▸ Problem to work on
Restate exactly the lines that run from the start of the records below to the line containing "amc220_p = [0.0161, 0.020, 0.0278, 0.040, 0.050, 0.060, 0.0694]", counting both ends, and nothing else; pictures stay out.

▸ Collection entries
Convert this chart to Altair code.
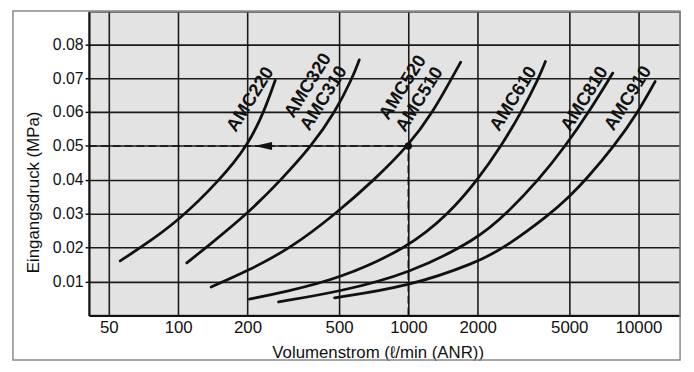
import altair as alt
import pandas as pd

# ---- axis ticks ----
x_ticks = [50, 100, 200, 500, 1000, 2000, 5000, 10000]
y_ticks = [0.01, 0.02, 0.03, 0.04, 0.05, 0.06, 0.07, 0.08]

# ---- curves (flow l/min ANR, inlet pressure MPa) ----
amc220_flow = [56, 68.6, 100, 152, 200, 236, 264]
amc220_p = [0.0161, 0.020, 0.0278, 0.040, 0.050, 0.060, 0.0694]

amc320_flow = [109, 132, 200, 280, 380, 481, 571, 612]
amc320_p = [0.0155, 0.020, 0.030, 0.040, 0.050, 0.060, 0.070, 0.0754]

amc520_flow = [139, 200, 311, 484, 711, 1000, 1279, 1544, 1687]
amc520_p = [0.0084, 0.0131, 0.020, 0.030, 0.040, 0.050, 0.060, 0.070, 0.0747]

amc610_flow = [204, 292, 500, 1000, 1499, 2000, 2531, 3099, 3685, 3940]
amc610_p = [0.0048, 0.0070, 0.0108, 0.020, 0.030, 0.040, 0.050, 0.060, 0.070, 0.0749]

amc810_flow = [273, 500, 1000, 2000, 2666, 3685, 4811, 6083, 7730]
amc810_p = [0.0040, 0.0070, 0.0122, 0.0225, 0.030, 0.040, 0.050, 0.060, 0.0715]

amc910_flow = [478, 1000, 2000, 2620, 4150, 5000, 5894, 7852, 10000, 11800]
amc910_p = [0.0052, 0.0085, 0.0157, 0.020, 0.030, 0.035, 0.040, 0.050, 0.0602, 0.069]

curves = {
    "AMC220": (amc220_flow, amc220_p),
    "AMC320/310": (amc320_flow, amc320_p),
    "AMC520/510": (amc520_flow, amc520_p),
    "AMC610": (amc610_flow, amc610_p),
    "AMC810": (amc810_flow, amc810_p),
    "AMC910": (amc910_flow, amc910_p),
}

# ---- curve labels ----
label_text = ["AMC220", "AMC320", "AMC310", "AMC520", "AMC510", "AMC610", "AMC810", "AMC910"]
label_flow = [205, 365, 427, 942, 1114, 2850, 5805, 8970]
label_p = [0.0638, 0.0679, 0.0641, 0.0673, 0.0638, 0.0640, 0.0640, 0.0641]

# ---- reading example: 1000 l/min at 0.05 MPa ----
example_flow = [1000]
example_p = [0.05]
arrow_flow = [234]
arrow_p = [0.05]

x_min, x_max = 41, 15150
y_min, y_max = 0, 0.0895

rows = []
for name, (fl, pr) in curves.items():
    for i, (f, p) in enumerate(zip(fl, pr)):
        rows.append({"model": name, "flow": f, "pressure": p, "i": i})
curve_df = pd.DataFrame(rows)
label_df = pd.DataFrame({"text": label_text, "flow": label_flow, "pressure": label_p})
dot_df = pd.DataFrame({"flow": example_flow, "pressure": example_p})
arrow_df = pd.DataFrame({"flow": arrow_flow, "pressure": arrow_p})
hline_df = pd.DataFrame({"flow": [x_min], "flow2": example_flow, "pressure": example_p})
vline_df = pd.DataFrame({"flow": example_flow, "pressure": [0.0], "pressure2": example_p})

FONT = "Liberation Sans"
INK = "#111111"

xscale = alt.Scale(type="log", domain=[x_min, x_max], nice=False)
yscale = alt.Scale(domain=[y_min, y_max], nice=False, zero=False)

xaxis = alt.Axis(
    values=x_ticks, format="d", grid=True, gridColor="#1a1a1a", gridWidth=1.6,
    domainColor=INK, domainWidth=2, tickSize=0, labelFont=FONT, labelFontSize=17,
    labelColor=INK, labelPadding=4, labelOverlap=False, labelFlush=False,
    title="Volumenstrom  (ℓ/min (ANR))", titleFont=FONT, titleFontSize=17,
    titleFontWeight="normal", titleColor=INK, titleX=292, titleY=38,
    titleBaseline="middle", titleAlign="center",
)
yaxis = alt.Axis(
    values=y_ticks, format=".2f", grid=True, gridColor="#1a1a1a", gridWidth=1.6,
    domainColor=INK, domainWidth=2, tickSize=4, tickColor=INK, tickWidth=1.5,
    labelFont=FONT, labelFontSize=16, labelColor=INK, labelPadding=2,
    labelOverlap=False, labelFlush=False,
    title="Eingangsdruck (MPa)", titleFont=FONT, titleFontSize=17,
    titleFontWeight="normal", titleColor=INK, titleX=-56, titleY=182,
    titleAngle=270, titleBaseline="middle", titleAlign="center",
)

X = alt.X("flow:Q", scale=xscale, axis=xaxis)
Y = alt.Y("pressure:Q", scale=yscale, axis=yaxis)

frame = alt.Chart(dot_df).mark_rect(
    fillOpacity=0, stroke="#8a8a8a", strokeWidth=1.5
).encode(
    x=alt.value(-77), x2=alt.value(598), y=alt.value(-1), y2=alt.value(352)
)

lines = alt.Chart(curve_df).mark_line(
    color=INK, strokeWidth=2.8, interpolate="basis", strokeCap="round"
).encode(x=X, y=Y, detail="model:N", order="i:Q")

hline = alt.Chart(hline_df).mark_rule(
    color=INK, strokeWidth=1.6, strokeDash=[8, 4]
).encode(x=X, x2="flow2:Q", y=Y)

vline = alt.Chart(vline_df).mark_rule(
    color=INK, strokeWidth=1.6, strokeDash=[8, 4]
).encode(x=X, y=Y, y2="pressure2:Q")

dot = alt.Chart(dot_df).mark_point(
    filled=True, color=INK, size=55, opacity=1
).encode(x=X, y=Y)

arrow = alt.Chart(arrow_df).mark_point(
    filled=True, color=INK, size=324, opacity=1,
    shape="M-1,0L1,-0.45L1,0.45Z"
).encode(x=X, y=Y)

labels = alt.Chart(label_df).mark_text(
    angle=302, font=FONT, fontSize=18.5, fontWeight="bold",
    align="center", baseline="middle", color=INK
).encode(x=X, y=Y, text="text:N")

chart = alt.layer(frame, hline, vline, lines, dot, arrow, labels).properties(
    width=598, height=307,
    autosize=alt.AutoSizeParams(type="none"),
    padding={"left": 82, "top": 2, "right": 6, "bottom": 47},
    background="white",
).configure_view(
    fill="#e3e3e3", stroke="#555555", strokeWidth=1.5
)

chart.save("out.html", embed_options={"renderer": "svg", "actions": False})
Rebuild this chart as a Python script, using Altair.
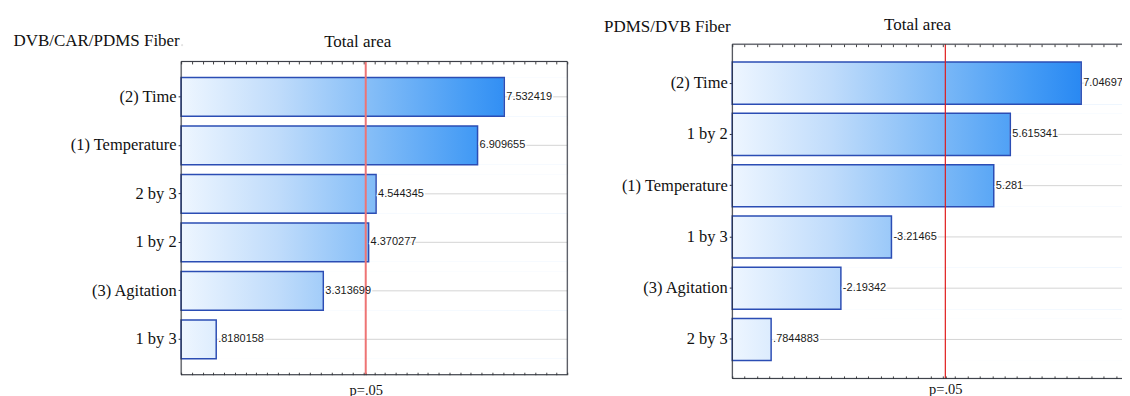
import altair as alt
import pandas as pd

# ---------------- data ----------------
left_fiber = "DVB/CAR/PDMS Fiber"
left_terms = ["(2) Time", "(1) Temperature", "2 by 3", "1 by 2", "(3) Agitation", "1 by 3"]
left_values = [7.532419, 6.909655, 4.544345, 4.370277, 3.313699, 0.8180158]
left_labels = ["7.532419", "6.909655", "4.544345", "4.370277", "3.313699", ".8180158"]
left_xmax = 9

right_fiber = "PDMS/DVB Fiber"
right_terms = ["(2) Time", "1 by 2", "(1) Temperature", "1 by 3", "(3) Agitation", "2 by 3"]
right_values = [7.046977, 5.615341, 5.281, -3.21465, -2.19342, 0.7844883]
right_labels = ["7.046977", "5.615341", "5.281", "-3.21465", "-2.19342", ".7844883"]
right_xmax = 8

t_crit = 4.303          # p = .05 reference line
axis_title = "Total area"
p_label = "p=.05"

SERIF = "Liberation Serif"
SANS = "Liberation Sans"

GRAD = alt.LinearGradient(
    gradient="linear", x1=0, x2=1, y1=0, y2=0,
    stops=[
        alt.GradientStop(offset=0.0, color="#eef6ff"),
        alt.GradientStop(offset=0.25, color="#c0dcfb"),
        alt.GradientStop(offset=0.5, color="#82bcf7"),
        alt.GradientStop(offset=0.75, color="#449bf5"),
        alt.GradientStop(offset=1.0, color="#1078f0"),
    ],
)


def panel(terms, values, labels, xmax, fiber, width, height,
          fiber_x, fiber_y, title_x, title_y, p_pad,
          red_color, red_width, pad_inner, pad_outer):
    df = pd.DataFrame({"term": terms, "effect": values, "label": labels})
    df["mag"] = df["effect"].abs()
    df["zero"] = 0.0
    df["xmax"] = float(xmax)
    quarter = [i / 4 for i in range(int(xmax * 4) + 1)]

    xscale = alt.Scale(domain=[0, xmax], nice=False, zero=True)
    yscale = alt.Scale(paddingInner=pad_inner, paddingOuter=pad_outer)
    yaxis = alt.Axis(
        title=fiber, titleAngle=0, titleAlign="left", titleBaseline="alphabetic",
        titleX=fiber_x, titleY=fiber_y, titleFont=SERIF, titleFontSize=17,
        titleFontWeight="normal", titleColor="#111",
        labelFont=SERIF, labelFontSize=16.5, labelColor="#111", labelPadding=2,
        labelLimit=300, tickSize=3, tickColor="#333", domain=False, grid=False,
    )

    def Y():
        return alt.Y("term:N", sort=terms, scale=yscale, axis=yaxis)

    bottom_axis = alt.Axis(
        orient="bottom", values=quarter + [t_crit],
        labelExpr=f"abs(datum.value - {t_crit}) < 0.001 ? '{p_label}' : ''",
        labelFont=SERIF, labelFontSize=14.5, labelColor="#111",
        labelBaseline="alphabetic", labelPadding=p_pad, labelOverlap=False,
        labelFlush=False, tickSize=2.5, tickColor="#444", tickWidth=1,
        offset=-2.5, domain=False, grid=False, title=None,
    )
    top_axis = alt.Axis(
        orient="top", values=quarter, labels=False, tickSize=2.5, tickColor="#444",
        tickWidth=1, offset=-2.5, domain=False, grid=False,
        title=axis_title, titleFont=SERIF, titleFontSize=17, titleFontWeight="normal",
        titleColor="#111", titleX=title_x, titleY=title_y,
        titleBaseline="alphabetic", titleAlign="center",
    )

    base = alt.Chart(df)
    grad = base.mark_bar(color=GRAD).encode(
        x=alt.X("zero:Q", scale=xscale, axis=bottom_axis), x2="xmax:Q", y=Y())
    cover = base.mark_bar(color="white", stroke="white", strokeWidth=1).encode(
        x=alt.X("mag:Q", axis=top_axis), x2="xmax:Q", y=Y())
    grid = base.mark_rule(color="#d4d4d4", strokeWidth=1).encode(
        x=alt.X("mag:Q", axis=None), x2="xmax:Q", y=Y())
    outline = base.mark_bar(filled=False, color="#2b4db4", strokeWidth=1.5).encode(
        x=alt.X("zero:Q", axis=None), x2="mag:Q", y=Y())
    halo = base.mark_text(align="left", baseline="middle", dx=2, font=SANS, fontSize=11,
                          fill="white", stroke="white", strokeWidth=3, clip=True).encode(
        x=alt.X("mag:Q", axis=None), y=Y(), text="label:N")
    red = alt.Chart(pd.DataFrame({"crit": [t_crit]})).mark_rule(
        color=red_color, strokeWidth=red_width).encode(x=alt.X("crit:Q", axis=None))
    text = base.mark_text(align="left", baseline="middle", dx=2, font=SANS, fontSize=11,
                          color="#1a1a1a", clip=True).encode(
        x=alt.X("mag:Q", axis=None), y=Y(), text="label:N")
    frame = alt.Chart(pd.DataFrame({"f0": [0.0], "f1": [float(xmax)]})).mark_rect(
        fill="transparent", stroke="#2a2e38", strokeWidth=1).encode(
        x=alt.X("f0:Q", axis=None), x2="f1:Q")

    return alt.layer(grad, cover, grid, outline, halo, red, text, frame).properties(
        width=width, height=height)


left = panel(left_terms, left_values, left_labels, left_xmax, left_fiber,
             387, 314, fiber_x=-168.5, fiber_y=-16.3, title_x=176.5, title_y=-17.7,
             p_pad=20, red_color="#ee7474", red_width=2,
             pad_inner=0.2, pad_outer=0.33)

right = panel(right_terms, right_values, right_labels, right_xmax, right_fiber,
              397, 335, fiber_x=-129, fiber_y=-12.7, title_x=185.2, title_y=-17.4,
              p_pad=15, red_color="#e01c1c", red_width=1.2,
              pad_inner=0.18, pad_outer=0.35)

spacer = alt.Chart(pd.DataFrame({"v": pd.Series([], dtype=float)})).mark_point().encode(
    x=alt.X("v:Q", axis=None), y=alt.Y("v:Q", axis=None)).properties(width=1, height=1)

left_col = alt.vconcat(spacer, left, spacing=-15.7)

# the right panel runs to the page edge, as in the (cropped) original figure
chart = alt.hconcat(left_col, right, spacing=34.4).properties(
    padding={"left": 4.5, "top": 5.8, "right": -8, "bottom": 0}
).configure_view(stroke="transparent").configure(font=SERIF)

chart.save("out.html", embed_options={"renderer": "svg", "actions": False})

▸ Written reply
Convert this chart to Altair code.
import altair as alt
import pandas as pd

# ---- axis ticks ----
x_ticks = [50, 100, 200, 500, 1000, 2000, 5000, 10000]
y_ticks = [0.01, 0.02, 0.03, 0.04, 0.05, 0.06, 0.07, 0.08]

# ---- curves (flow l/min ANR, inlet pressure MPa) ----
amc220_flow = [56, 68.6, 100, 152, 200, 236, 264]
amc220_p = [0.0161, 0.020, 0.0278, 0.040, 0.050, 0.060, 0.0694]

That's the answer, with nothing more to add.